And encoding the filetype into the file means that you have to examine (and potentially interpret) the file to work out what to open it in.
Yes, wherever some information is, it has to be read and processed. ANY information.
That's fine for certain things (e.g. executables all start with MZ) but not for others (e.g. JAR files are indistinguishable from ZIP until you interpret the ZIP file contents and act upon that interpretation).
Many applications can be used to process jar files as well as zip files. In as much as they use the same container, they ARE the same type of files. In as much as the purpose is different, there should be another data to be read somewhere. Remember you could change the "separate" metadata from application/zip to application/jar - so ALL the confusion that results from decisions taken by examining file content are all possible in decisions taken by examining the separate metadata.
But in this separate metadata, not only the OS might attempt running a zip application on a jar file, it could also run photoshop on an excel sheet. Which is a much more varied possibility, testing against is many orders of magnitude more difficult than testing security of zip applications opening jar files, and hence much much more risky.
As soon as the contents could be malicious, and you're running even a regexp of any complexity on it, it's a risk.
Yes, so rather than execute a regexp of "any complexity", just run a multi-megabyte application on it because that is not a risk.

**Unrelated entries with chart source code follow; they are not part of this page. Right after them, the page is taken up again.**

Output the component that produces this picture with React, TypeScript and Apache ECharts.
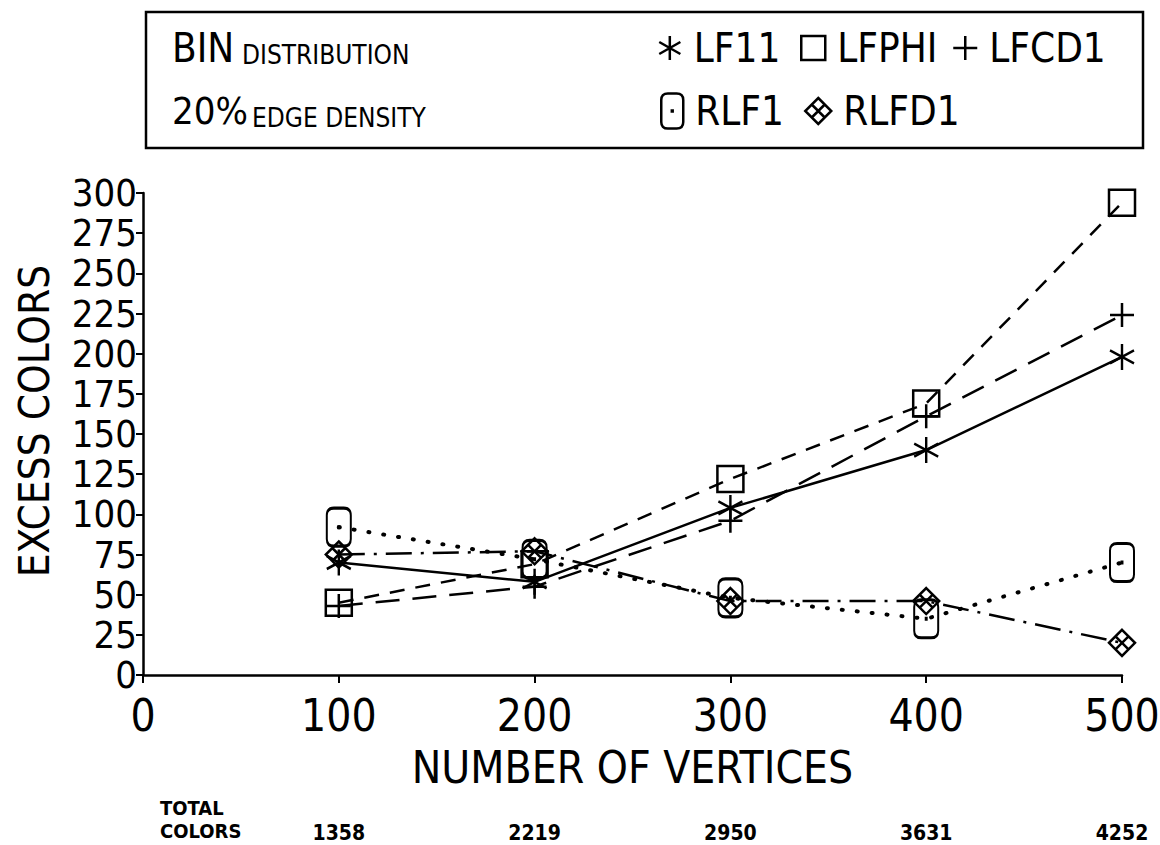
import React, { useEffect, useRef } from "react";
import * as echarts from "echarts";

// ---- data ----
const vertices = [100, 200, 300, 400, 500];
const lf11 = [70, 58, 104, 140, 198];
const lfphi = [45, 69, 122, 169, 294];
const lfcd1 = [43, 55, 96, 161, 224];
const rlf1 = [92, 72, 48, 35, 70];
const rlfd1 = [75, 77, 46, 46, 20];
const totalColors = [1358, 2219, 2950, 3631, 4252];
const seriesNames = ["LF11", "LFPHI", "LFCD1", "RLF1", "RLFD1"];
const headerLines = [["BIN", "DISTRIBUTION"], ["20%", "EDGE DENSITY"]];
const totalLabel = ["TOTAL", "COLORS"];

const FONT = "'Liberation Sans Narrow', 'DejaVu Sans Condensed', Roboto, sans-serif";

const STAR = "path://M50,0L50,100M6,25L94,75M94,25L6,75";
const SQUARE = "path://M0,0L100,0L100,100L0,100Z";
const PLUS = "path://M50,0L50,100M0,50L100,50";
const OVAL =
  "path://M30,0L70,0C90,0 100,12 100,30L100,130C100,148 90,160 70,160L30,160C10,160 0,148 0,130L0,30C0,12 10,0 30,0ZM48,78L52,78L52,82L48,82Z";
const DIAMOND = "path://M50,0L100,50L50,100L0,50ZM25,25L75,75M75,25L25,75";

const pairs = (ys: number[]) => vertices.map((v, i) => [v, ys[i]]);

function mkSeries(name: string, ys: number[], symbol: string, size: number[], dash: any, extra: any = {}) {
  return {
    type: "line",
    name,
    data: pairs(ys),
    symbol,
    symbolSize: size,
    showAllSymbol: true,
    itemStyle: { color: "rgba(0,0,0,0)", borderColor: "#000", borderWidth: 2.5 },
    lineStyle: { color: "#000", width: 2.5, type: dash, ...extra },
    emphasis: { disabled: true },
    silent: true,
  };
}

function legendItem(name: string, icon: string, left: number, top: number, w: number, h: number) {
  return {
    data: [{ name, icon }],
    left,
    top,
    padding: 0,
    itemWidth: w,
    itemHeight: h,
    selectedMode: false,
    itemStyle: { color: "rgba(0,0,0,0)", borderColor: "#000", borderWidth: 2.5 },
    textStyle: { fontSize: 40, color: "#000", fontFamily: FONT, padding: [0, 0, 0, 7] },
  };
}

export default function App() {
  const ref = useRef<HTMLDivElement>(null);
  useEffect(() => {
    if (!ref.current) return;
    const chart = echarts.init(ref.current, undefined, { renderer: "svg" });
    const option: any = {
      animation: false,
      backgroundColor: "#fff",
      grid: { left: 143, top: 193, width: 979, height: 482, containLabel: false, outerBoundsMode: "none" },
      legend: [
        legendItem(seriesNames[0], STAR, 658, 28, 24, 24),
        legendItem(seriesNames[1], SQUARE, 800, 28, 24, 24),
        legendItem(seriesNames[2], PLUS, 952, 28, 24, 24),
        legendItem(seriesNames[3], OVAL, 660, 91, 22, 36),
        legendItem(seriesNames[4], DIAMOND, 804, 91, 26, 26),
      ],
      xAxis: [
        {
          type: "value",
          min: 0,
          max: 500,
          interval: 100,
          axisLine: { show: true, lineStyle: { color: "#000", width: 2.5 } },
          axisTick: { show: true, length: 8, lineStyle: { color: "#000", width: 2 } },
          axisLabel: { color: "#000", fontSize: 44, fontFamily: FONT, margin: 18 },
          splitLine: { show: false },
          name: "NUMBER OF VERTICES",
          nameLocation: "middle",
          nameGap: 70,
          nameTextStyle: { color: "#000", fontSize: 44, fontFamily: FONT },
        },
        {
          type: "value",
          min: 0,
          max: 500,
          interval: 100,
          position: "bottom",
          offset: 147,
          axisLine: { show: false },
          axisTick: { show: false },
          splitLine: { show: false },
          axisLabel: {
            color: "#000",
            fontSize: 21,
            fontWeight: "bold",
            fontFamily: FONT,
            margin: 0,
            formatter: (v: number) => {
              const i = vertices.indexOf(v);
              return i >= 0 ? String(totalColors[i]) : "";
            },
          },
        },
      ],
      yAxis: {
        type: "value",
        min: 0,
        max: 300,
        interval: 25,
        axisLine: { show: true, lineStyle: { color: "#000", width: 2.5 } },
        axisTick: { show: true, length: 7, lineStyle: { color: "#000", width: 2 } },
        axisLabel: { color: "#000", fontSize: 38, fontFamily: FONT, margin: 6, showMinLabel: true, showMaxLabel: true },
        splitLine: { show: false },
        name: "EXCESS COLORS",
        nameLocation: "middle",
        nameRotate: 90,
        nameGap: 88,
        nameTextStyle: { color: "#000", fontSize: 42, fontFamily: FONT, padding: [0, 0, 0, 26] },
      },
      graphic: [
        {
          type: "rect",
          shape: { x: 146, y: 12, width: 997, height: 136 },
          style: { fill: "none", stroke: "#000", lineWidth: 2.5 },
          silent: true,
        },
        { type: "text", style: { x: 172, y: 48, text: headerLines[0][0], fontSize: 40, fontFamily: FONT, fill: "#000", textVerticalAlign: "middle" } },
        { type: "text", style: { x: 242, y: 55, text: headerLines[0][1], fontSize: 26, fontFamily: FONT, fill: "#000", textVerticalAlign: "middle" } },
        { type: "text", style: { x: 172, y: 111, text: headerLines[1][0], fontSize: 38, fontFamily: FONT, fill: "#000", textVerticalAlign: "middle" } },
        { type: "text", style: { x: 252, y: 118, text: headerLines[1][1], fontSize: 26, fontFamily: FONT, fill: "#000", textVerticalAlign: "middle" } },
        { type: "text", style: { x: 160, y: 808, text: totalLabel[0], fontSize: 20, fontWeight: "bold", fontFamily: FONT, fill: "#000", textVerticalAlign: "middle" } },
        { type: "text", style: { x: 160, y: 831, text: totalLabel[1], fontSize: 20, fontWeight: "bold", fontFamily: FONT, fill: "#000", textVerticalAlign: "middle" } },
      ],
      series: [
        mkSeries(seriesNames[0], lf11, STAR, [24, 26], "solid"),
        mkSeries(seriesNames[1], lfphi, SQUARE, [26, 26], [15, 11]),
        mkSeries(seriesNames[2], lfcd1, PLUS, [24, 24], [24, 13]),
        mkSeries(seriesNames[3], rlf1, OVAL, [24, 38], [1, 14], { cap: "round", width: 4 }),
        mkSeries(seriesNames[4], rlfd1, DIAMOND, [26, 26], [26, 9, 3, 9]),
      ],
    };
    chart.setOption(option);
    return () => chart.dispose();
  }, []);
  return (
    <div
      ref={ref}
      style={{ position: "fixed", left: 0, top: 0, width: 1160, height: 845, background: "#fff" }}
    />
  );
}
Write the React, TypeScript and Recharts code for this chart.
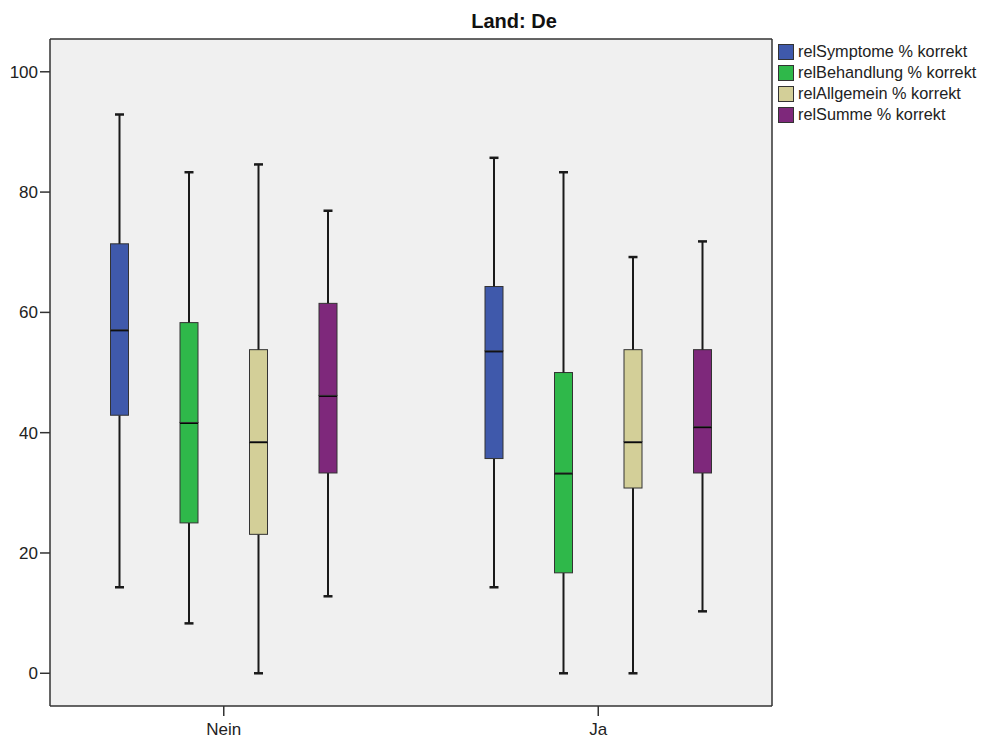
import React from "react"
import { ComposedChart, Bar, XAxis, YAxis, CartesianGrid, Legend } from "recharts"

const groups = ["Nein", "Ja"]
const seriesNames = [
  "relSymptome % korrekt",
  "relBehandlung % korrekt",
  "relAllgemein % korrekt",
  "relSumme % korrekt",
]
const seriesColors = ["#3f59ab", "#2fb84a", "#d3cf98", "#7e287b"]

// [min, q1, median, q3, max] per group (Nein, Ja)
const symptome = [
  [14.3, 42.9, 57.1, 71.4, 92.9],
  [14.3, 35.7, 53.6, 64.3, 85.7],
]
const behandlung = [
  [8.3, 25.0, 41.7, 58.3, 83.3],
  [0, 16.7, 33.3, 50.0, 83.3],
]
const allgemein = [
  [0, 23.1, 38.5, 53.8, 84.6],
  [0, 30.8, 38.5, 53.8, 69.2],
]
const summe = [
  [12.8, 33.3, 46.2, 61.5, 76.9],
  [10.3, 33.3, 41.0, 53.8, 71.8],
]
const yTicks = [0, 20, 40, 60, 80, 100]

const allSeries = [symptome, behandlung, allgemein, summe]

const data = groups.map((g, gi) => {
  const row: Record<string, any> = { name: g }
  allSeries.forEach((s, si) => {
    const [mn, q1, md, q3, mx] = s[gi]
    row[`s${si}base`] = mn
    row[`s${si}lw`] = q1 - mn
    row[`s${si}lb`] = md - q1
    row[`s${si}ub`] = q3 - md
    row[`s${si}uw`] = mx - q3
  })
  return row
})

const LINE = "#1a1a1a"
const FRAME = "#333"
const CAP = 9

const Empty = () => <g />

const LowerWhisker = (p: any) => {
  const cx = p.x + p.width / 2
  const bottom = p.y + p.height
  return (
    <g>
      <line x1={cx} x2={cx} y1={p.y} y2={bottom} stroke={LINE} strokeWidth={2} />
      <line x1={cx - CAP / 2} x2={cx + CAP / 2} y1={bottom} y2={bottom} stroke={LINE} strokeWidth={2.5} />
    </g>
  )
}

const UpperWhisker = (p: any) => {
  const cx = p.x + p.width / 2
  return (
    <g>
      <line x1={cx} x2={cx} y1={p.y} y2={p.y + p.height} stroke={LINE} strokeWidth={2} />
      <line x1={cx - CAP / 2} x2={cx + CAP / 2} y1={p.y} y2={p.y} stroke={LINE} strokeWidth={2.5} />
    </g>
  )
}

const BoxUpper = (p: any) => (
  <rect x={p.x} y={p.y} width={p.width} height={p.height} fill={p.fill} stroke="#333" strokeWidth={1} />
)

// lower half of the box, median line on its top edge
const BoxLower = (p: any) => (
  <g>
    <rect x={p.x} y={p.y} width={p.width} height={p.height} fill={p.fill} stroke="#333" strokeWidth={1} />
    <line x1={p.x} x2={p.x + p.width} y1={p.y} y2={p.y} stroke="#000" strokeWidth={3} />
  </g>
)

const LegendContent = () => (
  <div style={{ paddingLeft: 5, paddingTop: 3 }}>
    {seriesNames.map((n, i) => (
      <div key={n} style={{ display: "flex", alignItems: "center", height: 21 }}>
        <span
          style={{
            display: "inline-block",
            width: 16,
            height: 16,
            boxSizing: "border-box",
            border: "1.5px solid #333",
            background: seriesColors[i],
            marginRight: 4,
          }}
        />
        <span style={{ fontFamily: "Liberation Sans, Arial, sans-serif", fontSize: 16.3, color: "#222", whiteSpace: "nowrap" }}>
          {n}
        </span>
      </div>
    ))}
  </div>
)

export default function App() {
  return (
    <div style={{ position: "absolute", left: 0, top: 0, width: 995, height: 740, background: "#fff" }}>
      <div
        style={{
          position: "absolute",
          left: 414,
          top: 11,
          width: 200,
          textAlign: "center",
          fontFamily: "Liberation Sans, Arial, sans-serif",
          fontWeight: "bold",
          fontSize: 20,
          lineHeight: "20px",
          color: "#111",
        }}
      >
        Land: De
      </div>
      <ComposedChart
        width={995}
        height={740}
        data={data}
        margin={{ top: 38, right: 3, bottom: 0, left: 0 }}
        barGap={51.5}
      >
        <CartesianGrid fill="#f0f0f0" horizontal={false} vertical={false} />
        <XAxis
          dataKey="name"
          type="category"
          height={34}
          padding={{ left: -13.5, right: -13.5 }}
          tickSize={10}
          tickMargin={7}
          axisLine={{ stroke: FRAME, strokeWidth: 1.5 }}
          tickLine={{ stroke: FRAME, strokeWidth: 1.5 }}
          tick={{ fill: "#222", fontSize: 17, fontFamily: "Liberation Sans, Arial, sans-serif" }}
        />
        <XAxis
          xAxisId="top"
          dataKey="name"
          orientation="top"
          height={1}
          tick={false}
          tickLine={false}
          axisLine={{ stroke: FRAME, strokeWidth: 1.5 }}
        />
        <YAxis
          type="number"
          width={50}
          domain={[-5.44, 105.45]}
          ticks={yTicks}
          allowDataOverflow
          tickSize={10}
          tickMargin={2}
          axisLine={{ stroke: FRAME, strokeWidth: 1.5 }}
          tickLine={{ stroke: FRAME, strokeWidth: 1.5 }}
          tick={{ fill: "#222", fontSize: 17, fontFamily: "Liberation Sans, Arial, sans-serif" }}
        />
        <YAxis
          yAxisId="right"
          orientation="right"
          type="number"
          domain={[0, 1]}
          width={1}
          tick={false}
          tickLine={false}
          axisLine={{ stroke: FRAME, strokeWidth: 1.5 }}
        />
        <Legend
          layout="vertical"
          align="right"
          verticalAlign="top"
          content={LegendContent}
          wrapperStyle={{ width: 219 }}
        />
        {allSeries.map((_, si) => [
          <Bar key={`b${si}`} dataKey={`s${si}base`} stackId={`s${si}`} barSize={18} fill={seriesColors[si]} shape={Empty} isAnimationActive={false} legendType="none" />,
          <Bar key={`lw${si}`} dataKey={`s${si}lw`} stackId={`s${si}`} barSize={18} fill={seriesColors[si]} shape={LowerWhisker} isAnimationActive={false} legendType="none" />,
          <Bar key={`lb${si}`} dataKey={`s${si}lb`} stackId={`s${si}`} barSize={18} fill={seriesColors[si]} shape={BoxLower} isAnimationActive={false} legendType="none" />,
          <Bar key={`ub${si}`} dataKey={`s${si}ub`} stackId={`s${si}`} barSize={18} fill={seriesColors[si]} shape={BoxUpper} isAnimationActive={false} legendType="none" />,
          <Bar key={`uw${si}`} dataKey={`s${si}uw`} stackId={`s${si}`} barSize={18} fill={seriesColors[si]} shape={UpperWhisker} isAnimationActive={false} legendType="none" />,
        ])}
      </ComposedChart>
    </div>
  )
}
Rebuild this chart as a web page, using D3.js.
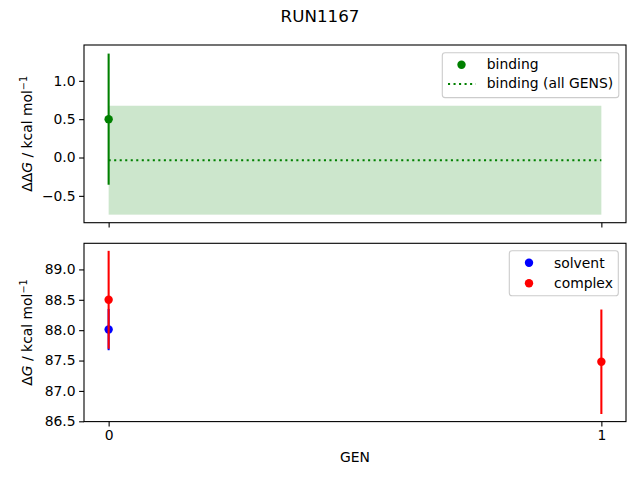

Encoding it into the filename itself is shoving metadata into other metadata. There's even a metadata separator involved here, the period in between! As such, they should be two separate and independently changeable pieces of information. Parsing the filename to work how to interpret the data inside is a nonsense, when you could just store "filename" (without the extension) and "filetype" separately. This also allows .jpg and .jpeg to be seen as the same thing (which they are!) and not require two separate and confusing entries!
Adding any in-data identifiers to existing files also means modifying the file, potentially modifying hashes and security on them.
Which is a good thing. A perl script IS different from an image, even though an image can be made to look like a perl script by relatively minimal change. Actual security scenario around the file has changed by that change in "in-data identifiers".
Changing the way they are interpreted on one machine will affect every machine they are visible on and require write-access to the file.
Which is again a good thing. A file triggering notepad by default being converted into a file triggering photoshop by default IS a modification to the file's most common behaviour. Why should it not require a write access?
I think either you don't know what you are talking about, or you haven't understood the thread subject at all. I repeat my example - "The context is that OS components need to distinguish between an image and a perl script."